Retirement planning has taken on many new dimensions today that never had to be considered by earlier generations. For starters, people are living longer. A person who turns 65 today could be expected to live 20+ years in retirement as compared to a retiree in 1950 that lived considerably less. Longer life spans have created a number of new issues that need to be taken into consideration when planning for retirement.
Lifetime Income Needs – providing a steady stream of income that cannot be outlived is now more important than ever. With the prospect of paying for retirement needs for as many as 20 years, retirees need to be concerned with keeping up with the cost-of-living.
Health Care Needs - Longer life spans can also translate into more health issues that arise in the process of aging. The federal government provides a safety net in the form of Medicare; however, it may not provide the coverage needed especially in chronic illness cases. Planning for long-term care, in the event of a serious disability or chronic illness, is becoming a key element of retirement plans today.
Estate Protection - Planning for the transfer of assets at death is a critical element of retirement planning especially if there are survivors who are dependent upon the assets for their financial security. Planning for estate transfer can be as simple as drafting a will, which is essential to ensure that assets are transferred according to the wishes of the decedent. Larger estates may be confronted with settlement costs and sizable death taxes, which could force liquidation if the proper planning is not done.
Paying for Retirement - Retirees who have prepared for their retirement usually rely upon three main sources of income: Social Security, individual or employer-sponsored qualified retirement plans, and their own savings and/or investments. A sound retirement plan will emphasize qualified plans and personal savings as the primary sources with Social Security as a safety net for steady income.
Social Security - was established in the 1930’s as a safety net for people who paid into the system from their earnings during their working years with the hopes of relying upon a steady stream of income in retirement for the rest of their lives. Originally “normal retirement age” was 65 now, for a person born after 1937, the normal retirement age is being gradually increased until it reaches age 67 for all people born in 1960 and beyond. If a person continues work and/or delays receiving benefits, they could be entitled to a larger social security benefit. Likewise, people who retire as early (age 62) will receive reduced early retirement benefits.

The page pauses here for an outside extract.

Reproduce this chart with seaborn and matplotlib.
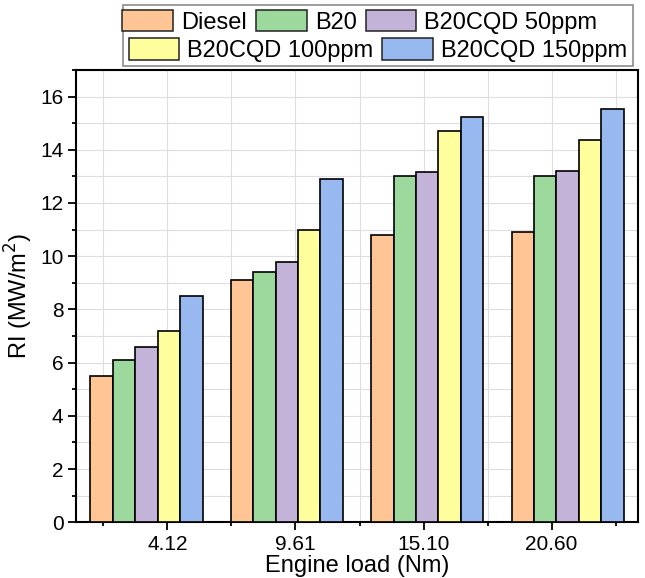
import matplotlib
matplotlib.use("Agg")
import matplotlib.pyplot as plt
from matplotlib.patches import Patch, Rectangle
from matplotlib.ticker import FixedLocator, MultipleLocator
import pandas as pd
import seaborn as sns

# Engine loads (Nm) and fuel blends
loads = ["4.12", "9.61", "15.10", "20.60"]
fuels = ["Diesel", "B20", "B20CQD 50ppm", "B20CQD 100ppm", "B20CQD 150ppm"]

# Radiation intensity RI (MW/m^2) per fuel, one value per engine load
ri_diesel = [5.5, 9.1, 10.8, 10.9]
ri_b20 = [6.1, 9.4, 13.0, 13.0]
ri_cqd50 = [6.6, 9.8, 13.15, 13.2]
ri_cqd100 = [7.2, 11.0, 14.7, 14.35]
ri_cqd150 = [8.5, 12.9, 15.23, 15.55]

colors = ["#FFC594", "#9DD89D", "#C3B3D8", "#FEFE9C", "#98B9EF"]

series = [ri_diesel, ri_b20, ri_cqd50, ri_cqd100, ri_cqd150]
df = pd.DataFrame(
    [(load, fuel, v) for fuel, vals in zip(fuels, series) for load, v in zip(loads, vals)],
    columns=["load", "fuel", "ri"],
)

sns.set_theme(style="white")
plt.rcParams["font.family"] = ["Liberation Sans", "DejaVu Sans"]

fig = plt.figure(figsize=(6.45, 5.78), dpi=100)
ax = fig.add_axes([0.118, 0.0964, 0.871, 0.7826])

sns.barplot(
    data=df, x="load", y="ri", hue="fuel", order=loads, hue_order=fuels,
    palette=colors, saturation=1, edgecolor="black", linewidth=1.2, width=0.8,
    legend=False, ax=ax, zorder=3,
)

ax.set_xlim(-0.5, 3.5)
ax.set_ylim(0, 17)

# Tick layout of the load axis
major_x = [0.15 + 0.912 * i for i in range(4)]
minor_x = [0.15 + 0.912 * i - 0.456 for i in range(5)]
ax.xaxis.set_major_locator(FixedLocator(major_x))
ax.set_xticklabels(loads)
ax.xaxis.set_minor_locator(FixedLocator(minor_x))
ax.yaxis.set_major_locator(MultipleLocator(2))
ax.yaxis.set_minor_locator(MultipleLocator(1))

ax.tick_params(axis="both", which="major", direction="out", length=6, width=1.3,
               color="black", labelsize=15, labelcolor="black", pad=3,
               bottom=True, left=True)
ax.tick_params(axis="both", which="minor", direction="out", length=3, width=1.3,
               color="black", bottom=True, left=True)

ax.grid(True, which="both", color="#dedede", linewidth=0.8, zorder=0)
ax.set_axisbelow(True)

for s in ax.spines.values():
    s.set_visible(True)
    s.set_color("black")
    s.set_linewidth(1.5)

ax.set_xlabel("Engine load (Nm)", fontsize=17, labelpad=1, color="black")
ax.set_ylabel("RI (MW/m$^2$)", fontsize=17, labelpad=4, color="black")

# Two-row legend in a shared frame above the plot
handles = [Patch(facecolor=c, edgecolor="#222222", linewidth=1.1) for c in colors]
common = dict(frameon=False, fontsize=17, handlelength=2.15, handleheight=1.0,
              handletextpad=0.34, columnspacing=0.38, borderpad=0.0, borderaxespad=0.0)
leg1 = fig.legend(handles[:3], fuels[:3], ncol=3, loc="center",
                  bbox_to_anchor=(0.558, 0.962), **common)
leg2 = fig.legend(handles[3:], fuels[3:], ncol=2, loc="center",
                  bbox_to_anchor=(0.586, 0.913), **common)
for leg in (leg1, leg2):
    for t in leg.get_texts():
        t.set_color("black")

W, H = 645, 578
frame = Rectangle((123 / W, 1 - 66 / H), (633 - 123) / W, (66 - 5) / H,
                  transform=fig.transFigure, facecolor="white",
                  edgecolor="#8c8c8c", linewidth=1.2, zorder=0)
fig.patches.append(frame)

fig.savefig("out.png", dpi=100)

Will Social Security be here for you?
It is projected that by 2034 the Social Security trust fund will only be able to pay 79% of its’ benefits. Choose your benefits wisely and know what you’re entitled to. You still have a lot of choices available to you. Know about all the benefits you are entitled to and Don’t leave any Money on the table.
- Age Choices
- Collecting before or after normal retirement age
Request “The Baby Boomer’s Guide for Social Security”
Retirement Plans – The days of employer-sponsored retirement plans are less frequent today; however, if you have one you are fortunate. They are often employer funded and offer you retirement benefits that can vary based on salary and years of service They often provide various payout options that need to be chosen carefully upon retirement and cannot be changed once you have decided.
Other retirement plan options include 401(k) plans, a Simplified Employee Pension Plan, 403(b) plans and 457 defined contribution plan. These plans are employee contributory and some plans have a profit sharing plan attached to these plans and they may also offer an employer contribution that matches a percentage of your salary based on your contributions. These are qualified plans, which means the contributions you are deductible from the employee’s current income (pre-tax). The amount of income received at retirement is based on the total amount of contributions, the investment returns earned, and your retirement time horizon.
Individual Retirement Accounts (IRA) are tax qualified retirement plans that are established to enable individuals to save for retirement with the same tax favored manor as employer sponsored plans. The traditional IRA allows for contributions to be made on a tax-deductible basis and to accumulate without current taxation of earnings inside the account. Distributions from a traditional IRA are income taxable.
Distributions from traditional IRAs and employer-sponsored retirement plans are taxed as ordinary income and, if distributions are taken prior to reaching 59 ½, may be subject to an additional 10% federal tax penalty
A Roth IRA is different from a traditional IRA in that the contributions are not tax deductible. However, the earnings growth and distributions are not taxable either. To qualify for tax-free and penalty-free withdrawals, a Roth IRA must be established for at least five tax years, and the distribution must take place after age 59 ½ or due to death, disability, or a first-time home purchase (up to a $10,000 lifetime maximum).